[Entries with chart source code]
+ + + + +

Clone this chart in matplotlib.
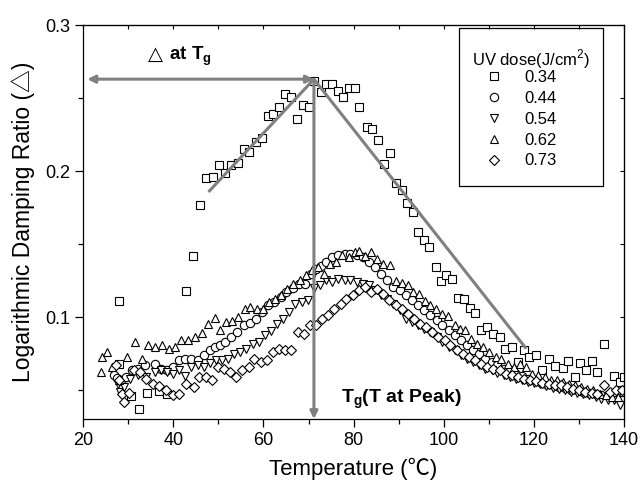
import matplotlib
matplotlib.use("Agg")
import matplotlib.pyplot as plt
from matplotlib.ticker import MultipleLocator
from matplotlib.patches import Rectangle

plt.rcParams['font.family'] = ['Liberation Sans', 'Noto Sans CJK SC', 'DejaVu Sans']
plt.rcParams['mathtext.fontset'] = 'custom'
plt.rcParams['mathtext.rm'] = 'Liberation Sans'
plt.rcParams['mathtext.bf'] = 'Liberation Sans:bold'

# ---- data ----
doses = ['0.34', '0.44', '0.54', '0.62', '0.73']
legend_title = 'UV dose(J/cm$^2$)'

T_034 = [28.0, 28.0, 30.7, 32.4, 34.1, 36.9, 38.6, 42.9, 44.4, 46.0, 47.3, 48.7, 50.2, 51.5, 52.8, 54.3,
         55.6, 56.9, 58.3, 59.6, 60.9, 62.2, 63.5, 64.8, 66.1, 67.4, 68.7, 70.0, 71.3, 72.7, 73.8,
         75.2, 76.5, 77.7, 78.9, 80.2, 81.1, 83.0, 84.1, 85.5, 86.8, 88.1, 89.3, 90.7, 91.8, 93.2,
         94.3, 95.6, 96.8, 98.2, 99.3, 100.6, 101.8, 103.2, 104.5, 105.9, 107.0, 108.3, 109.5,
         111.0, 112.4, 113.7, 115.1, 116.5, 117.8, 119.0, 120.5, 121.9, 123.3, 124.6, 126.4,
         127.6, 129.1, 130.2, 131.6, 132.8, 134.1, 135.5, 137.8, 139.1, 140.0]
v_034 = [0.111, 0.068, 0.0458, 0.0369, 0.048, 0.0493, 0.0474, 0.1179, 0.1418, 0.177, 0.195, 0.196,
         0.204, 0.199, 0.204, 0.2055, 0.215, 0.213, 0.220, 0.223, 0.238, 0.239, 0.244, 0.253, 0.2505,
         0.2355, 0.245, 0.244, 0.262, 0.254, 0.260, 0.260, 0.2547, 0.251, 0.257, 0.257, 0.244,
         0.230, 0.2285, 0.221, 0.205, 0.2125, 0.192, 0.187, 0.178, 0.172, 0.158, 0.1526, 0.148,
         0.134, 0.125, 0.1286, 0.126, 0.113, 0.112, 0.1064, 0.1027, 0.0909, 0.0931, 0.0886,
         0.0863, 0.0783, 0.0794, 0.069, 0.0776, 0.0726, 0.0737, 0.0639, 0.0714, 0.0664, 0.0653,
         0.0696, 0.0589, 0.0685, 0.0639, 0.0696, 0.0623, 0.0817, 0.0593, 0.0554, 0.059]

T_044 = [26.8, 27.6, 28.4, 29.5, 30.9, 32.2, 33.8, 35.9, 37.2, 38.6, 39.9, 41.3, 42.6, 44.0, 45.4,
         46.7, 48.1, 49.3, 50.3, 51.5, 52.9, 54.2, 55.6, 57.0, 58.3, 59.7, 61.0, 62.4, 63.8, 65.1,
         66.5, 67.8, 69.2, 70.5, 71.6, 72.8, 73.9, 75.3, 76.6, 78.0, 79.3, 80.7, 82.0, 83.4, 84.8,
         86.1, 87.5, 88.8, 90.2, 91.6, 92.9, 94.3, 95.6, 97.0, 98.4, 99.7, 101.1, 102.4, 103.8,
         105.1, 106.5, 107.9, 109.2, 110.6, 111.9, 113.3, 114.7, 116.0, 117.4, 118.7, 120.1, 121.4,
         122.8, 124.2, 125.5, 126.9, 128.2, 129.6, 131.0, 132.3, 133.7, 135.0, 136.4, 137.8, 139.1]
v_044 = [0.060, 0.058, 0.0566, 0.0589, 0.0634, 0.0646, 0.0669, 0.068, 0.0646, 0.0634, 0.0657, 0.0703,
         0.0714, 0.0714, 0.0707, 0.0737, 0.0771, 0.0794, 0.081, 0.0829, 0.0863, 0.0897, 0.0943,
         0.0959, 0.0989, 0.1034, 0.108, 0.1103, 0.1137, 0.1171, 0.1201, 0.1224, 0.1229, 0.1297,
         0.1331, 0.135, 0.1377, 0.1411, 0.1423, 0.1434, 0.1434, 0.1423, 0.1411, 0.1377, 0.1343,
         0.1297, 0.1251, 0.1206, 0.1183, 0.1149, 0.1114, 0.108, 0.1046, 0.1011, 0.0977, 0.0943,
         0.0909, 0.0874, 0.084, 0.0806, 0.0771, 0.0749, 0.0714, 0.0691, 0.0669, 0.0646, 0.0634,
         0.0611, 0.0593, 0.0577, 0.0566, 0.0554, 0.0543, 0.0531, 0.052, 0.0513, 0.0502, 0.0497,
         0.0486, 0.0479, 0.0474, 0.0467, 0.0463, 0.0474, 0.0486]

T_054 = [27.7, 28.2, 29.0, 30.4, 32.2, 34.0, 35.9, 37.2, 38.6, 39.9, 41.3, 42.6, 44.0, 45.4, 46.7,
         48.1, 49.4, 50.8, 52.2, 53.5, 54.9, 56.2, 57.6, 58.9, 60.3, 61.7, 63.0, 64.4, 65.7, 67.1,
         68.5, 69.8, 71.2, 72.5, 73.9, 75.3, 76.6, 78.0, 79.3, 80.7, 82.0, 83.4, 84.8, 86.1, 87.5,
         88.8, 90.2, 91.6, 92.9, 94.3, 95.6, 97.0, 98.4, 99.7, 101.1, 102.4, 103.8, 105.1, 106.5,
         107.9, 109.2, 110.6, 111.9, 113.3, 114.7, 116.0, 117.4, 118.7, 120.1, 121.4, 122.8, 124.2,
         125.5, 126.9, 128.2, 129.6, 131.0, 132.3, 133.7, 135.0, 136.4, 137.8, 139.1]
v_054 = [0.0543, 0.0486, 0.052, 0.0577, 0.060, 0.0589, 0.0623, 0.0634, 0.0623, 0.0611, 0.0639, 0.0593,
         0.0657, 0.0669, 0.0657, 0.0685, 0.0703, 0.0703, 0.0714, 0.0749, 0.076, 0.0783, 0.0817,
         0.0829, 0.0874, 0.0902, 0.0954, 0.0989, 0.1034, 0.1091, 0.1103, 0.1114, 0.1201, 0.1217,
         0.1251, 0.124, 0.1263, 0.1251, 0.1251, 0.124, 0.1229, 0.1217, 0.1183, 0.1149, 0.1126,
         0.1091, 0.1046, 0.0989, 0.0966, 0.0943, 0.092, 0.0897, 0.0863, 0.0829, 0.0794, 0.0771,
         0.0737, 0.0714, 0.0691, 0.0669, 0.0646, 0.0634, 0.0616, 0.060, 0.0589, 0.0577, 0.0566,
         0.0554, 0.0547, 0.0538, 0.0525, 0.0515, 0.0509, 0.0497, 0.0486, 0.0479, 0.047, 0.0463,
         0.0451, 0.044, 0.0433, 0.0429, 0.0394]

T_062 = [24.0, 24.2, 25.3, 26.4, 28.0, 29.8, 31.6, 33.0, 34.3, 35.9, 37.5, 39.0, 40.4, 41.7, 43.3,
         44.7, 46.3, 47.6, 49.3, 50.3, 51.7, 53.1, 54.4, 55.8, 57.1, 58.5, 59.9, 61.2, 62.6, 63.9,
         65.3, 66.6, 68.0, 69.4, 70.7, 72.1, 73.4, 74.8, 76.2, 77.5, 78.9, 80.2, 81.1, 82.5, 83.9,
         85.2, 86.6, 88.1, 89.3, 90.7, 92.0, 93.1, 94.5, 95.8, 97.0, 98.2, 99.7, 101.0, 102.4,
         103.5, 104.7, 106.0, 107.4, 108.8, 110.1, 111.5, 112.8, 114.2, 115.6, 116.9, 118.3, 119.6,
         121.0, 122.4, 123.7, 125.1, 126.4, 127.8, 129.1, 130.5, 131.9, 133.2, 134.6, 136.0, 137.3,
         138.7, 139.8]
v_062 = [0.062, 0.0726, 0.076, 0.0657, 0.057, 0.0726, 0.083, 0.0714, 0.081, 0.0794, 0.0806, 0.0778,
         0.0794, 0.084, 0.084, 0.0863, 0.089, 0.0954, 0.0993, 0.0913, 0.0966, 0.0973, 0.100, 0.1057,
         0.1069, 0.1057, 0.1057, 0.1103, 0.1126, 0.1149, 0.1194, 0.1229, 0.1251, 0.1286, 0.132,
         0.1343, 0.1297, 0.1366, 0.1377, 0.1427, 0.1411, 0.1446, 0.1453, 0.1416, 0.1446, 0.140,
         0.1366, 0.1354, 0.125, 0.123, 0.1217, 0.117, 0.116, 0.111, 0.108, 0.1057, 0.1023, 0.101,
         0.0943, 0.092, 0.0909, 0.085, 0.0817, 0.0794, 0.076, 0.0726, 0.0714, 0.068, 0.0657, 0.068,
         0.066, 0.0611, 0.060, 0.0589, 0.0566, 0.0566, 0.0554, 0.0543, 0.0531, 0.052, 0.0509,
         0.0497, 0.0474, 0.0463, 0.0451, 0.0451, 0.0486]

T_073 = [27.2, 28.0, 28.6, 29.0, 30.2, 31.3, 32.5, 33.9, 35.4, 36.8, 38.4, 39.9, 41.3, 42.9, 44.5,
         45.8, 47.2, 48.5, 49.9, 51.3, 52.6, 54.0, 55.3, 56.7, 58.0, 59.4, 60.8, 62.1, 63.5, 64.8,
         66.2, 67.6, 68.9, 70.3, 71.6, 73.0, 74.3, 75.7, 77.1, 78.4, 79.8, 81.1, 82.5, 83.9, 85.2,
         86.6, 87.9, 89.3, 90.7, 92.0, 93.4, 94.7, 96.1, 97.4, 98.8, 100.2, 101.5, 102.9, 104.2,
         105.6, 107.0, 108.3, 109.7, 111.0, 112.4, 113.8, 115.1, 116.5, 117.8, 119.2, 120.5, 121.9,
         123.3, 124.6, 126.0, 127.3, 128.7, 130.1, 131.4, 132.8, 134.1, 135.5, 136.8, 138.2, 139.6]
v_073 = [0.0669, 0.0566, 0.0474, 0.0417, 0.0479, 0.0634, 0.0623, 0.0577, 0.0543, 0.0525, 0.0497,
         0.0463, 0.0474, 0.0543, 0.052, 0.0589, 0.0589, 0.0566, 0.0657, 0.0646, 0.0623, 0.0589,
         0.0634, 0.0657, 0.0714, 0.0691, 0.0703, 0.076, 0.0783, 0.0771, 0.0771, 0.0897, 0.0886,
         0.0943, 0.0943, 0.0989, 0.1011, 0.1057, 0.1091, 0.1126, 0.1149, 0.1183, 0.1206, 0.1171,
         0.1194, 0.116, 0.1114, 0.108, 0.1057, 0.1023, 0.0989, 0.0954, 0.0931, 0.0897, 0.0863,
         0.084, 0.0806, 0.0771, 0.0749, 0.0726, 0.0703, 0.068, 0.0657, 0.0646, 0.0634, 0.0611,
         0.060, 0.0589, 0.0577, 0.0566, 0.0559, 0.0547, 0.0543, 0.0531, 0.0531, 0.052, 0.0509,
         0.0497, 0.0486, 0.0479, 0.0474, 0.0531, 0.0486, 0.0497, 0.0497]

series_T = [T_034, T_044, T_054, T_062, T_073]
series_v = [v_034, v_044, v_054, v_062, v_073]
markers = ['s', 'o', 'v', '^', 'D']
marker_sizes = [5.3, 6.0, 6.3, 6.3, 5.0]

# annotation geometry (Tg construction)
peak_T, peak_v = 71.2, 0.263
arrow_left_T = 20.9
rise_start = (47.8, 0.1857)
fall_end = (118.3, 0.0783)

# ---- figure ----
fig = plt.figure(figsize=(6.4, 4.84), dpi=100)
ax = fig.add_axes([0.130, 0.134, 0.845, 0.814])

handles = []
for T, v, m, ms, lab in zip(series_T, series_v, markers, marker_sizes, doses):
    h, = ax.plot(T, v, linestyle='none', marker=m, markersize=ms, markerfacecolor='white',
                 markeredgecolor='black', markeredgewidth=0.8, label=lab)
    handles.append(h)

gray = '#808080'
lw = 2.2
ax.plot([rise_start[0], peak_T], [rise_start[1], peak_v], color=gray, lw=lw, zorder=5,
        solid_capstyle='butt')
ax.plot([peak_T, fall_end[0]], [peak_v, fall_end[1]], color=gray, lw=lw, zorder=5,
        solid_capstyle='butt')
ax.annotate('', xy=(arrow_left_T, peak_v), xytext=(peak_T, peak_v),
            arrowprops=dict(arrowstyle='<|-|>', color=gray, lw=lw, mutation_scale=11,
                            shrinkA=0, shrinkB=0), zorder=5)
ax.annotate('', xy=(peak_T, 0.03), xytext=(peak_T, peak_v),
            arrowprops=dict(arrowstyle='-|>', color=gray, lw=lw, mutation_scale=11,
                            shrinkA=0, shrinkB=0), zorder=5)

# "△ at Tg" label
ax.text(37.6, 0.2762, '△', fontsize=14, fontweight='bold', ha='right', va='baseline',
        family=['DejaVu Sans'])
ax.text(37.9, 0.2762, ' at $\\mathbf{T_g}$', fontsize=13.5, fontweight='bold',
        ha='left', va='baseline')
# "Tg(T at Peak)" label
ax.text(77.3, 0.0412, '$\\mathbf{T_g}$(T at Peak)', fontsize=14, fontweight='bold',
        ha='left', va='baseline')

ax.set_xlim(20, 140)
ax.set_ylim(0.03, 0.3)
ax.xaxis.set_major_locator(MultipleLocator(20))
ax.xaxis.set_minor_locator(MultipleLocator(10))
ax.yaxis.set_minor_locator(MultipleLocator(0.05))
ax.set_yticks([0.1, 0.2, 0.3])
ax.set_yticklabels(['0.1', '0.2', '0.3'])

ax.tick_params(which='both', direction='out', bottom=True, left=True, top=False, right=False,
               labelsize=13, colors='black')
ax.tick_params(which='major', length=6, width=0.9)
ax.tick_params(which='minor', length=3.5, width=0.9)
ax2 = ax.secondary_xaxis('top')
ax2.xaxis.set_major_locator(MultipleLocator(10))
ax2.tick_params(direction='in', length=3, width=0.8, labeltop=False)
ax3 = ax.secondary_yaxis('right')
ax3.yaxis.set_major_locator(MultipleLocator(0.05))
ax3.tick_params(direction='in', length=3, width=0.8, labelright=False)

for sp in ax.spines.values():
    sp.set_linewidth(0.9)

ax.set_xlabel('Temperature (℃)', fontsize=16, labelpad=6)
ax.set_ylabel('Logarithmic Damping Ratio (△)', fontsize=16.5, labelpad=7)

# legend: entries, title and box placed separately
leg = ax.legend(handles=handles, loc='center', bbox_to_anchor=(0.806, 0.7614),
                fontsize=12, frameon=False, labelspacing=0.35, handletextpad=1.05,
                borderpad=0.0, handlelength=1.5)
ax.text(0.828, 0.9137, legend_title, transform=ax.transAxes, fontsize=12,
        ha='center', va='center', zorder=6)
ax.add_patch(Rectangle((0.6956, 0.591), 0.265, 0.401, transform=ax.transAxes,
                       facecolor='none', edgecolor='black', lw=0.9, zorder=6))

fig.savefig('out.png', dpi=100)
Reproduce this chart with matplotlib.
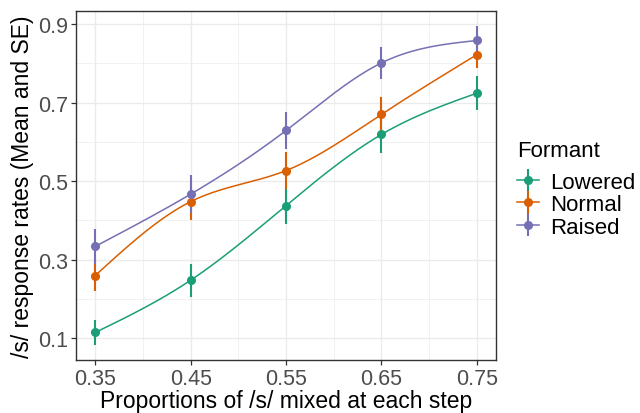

+ + + + +

— Directive —
Filter the listing above for the string "matplotlib" and copy every matching line.

— Expected answer —
Clone this chart in matplotlib.
import matplotlib
matplotlib.use("Agg")
import matplotlib.pyplot as plt
from matplotlib.ticker import MultipleLocator
from matplotlib.patches import Rectangle
Reproduce this chart with matplotlib.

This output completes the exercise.